# Shoot 'Em Up - DVD - FSK 18



## Muli (13 Feb. 2008)

​
Shoot 'Em Up ist kürzlich auf DVD erschienen und ich habe ihn nach guten Kritiken in DVD Magazinen mal angeschafft.

Vorweg ist zu nehmen, dass es der Titel des Films Programm ist. Es gibt keine 5 Minuten Leerlauf, ohne dass Clive Owen als Hauptdarsteller ein paar Bösewichte erlegen muss.

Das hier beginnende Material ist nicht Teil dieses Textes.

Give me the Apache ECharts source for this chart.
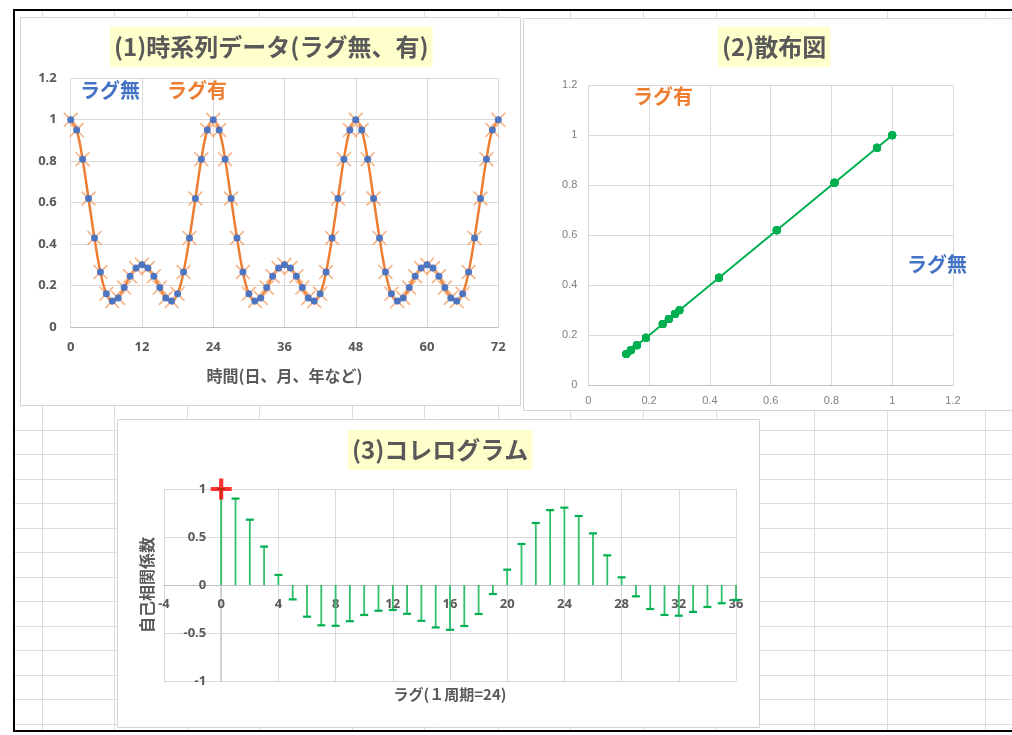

Inhalt: Eine schwangere Frau wird von einem bewaffneten Mann verfolgt. Clive Owen rettet Sie und hilft bei der Geburt des Kindes (und auch während dieser gibt es ein eifriges Feuergefecht, was sich gut dazu eignet die Nabelschnur mit einer Pistolenkugel durchzutrennen  )
Die Frau wird erschossen und Clive Owen (im Film Mr. Smith genannt) nimmt das Kind an sich und hat von nun an eine Vielzahl von Killern und bewaffneten Handlangern ohne Namensschild an seinen Fersen!

Fazit: Nicht zu viel Handlung und gut durchgestylte Shoot Outs lassen den Film zu einem 83 minutigen Vollgenuss des Popkorn Kinos mit viel Witz mutieren, der seine Altersfreigabe mit FSK 18 zurecht erhalten hat, da man es spätestens in einer Treppenhausszene nicht mehr schafft die Body Counts zu zählen 
Die Schauspieler Clive Owen, Monica Belucci und Paul Giamatti geben eine mehr als passable Leistung ab und erfüllen Ihre Rolle in gerechter Weise. Das ein frisch geborener Säugling in permanente Feuergefechte involviert wird lässt es einem ein wenig sauer aufstossen, ist aber nun leider Teil der Handlung!

Von mir vier Sterne und eine Empfehlung an alle Fans des "Actionkinos".


----------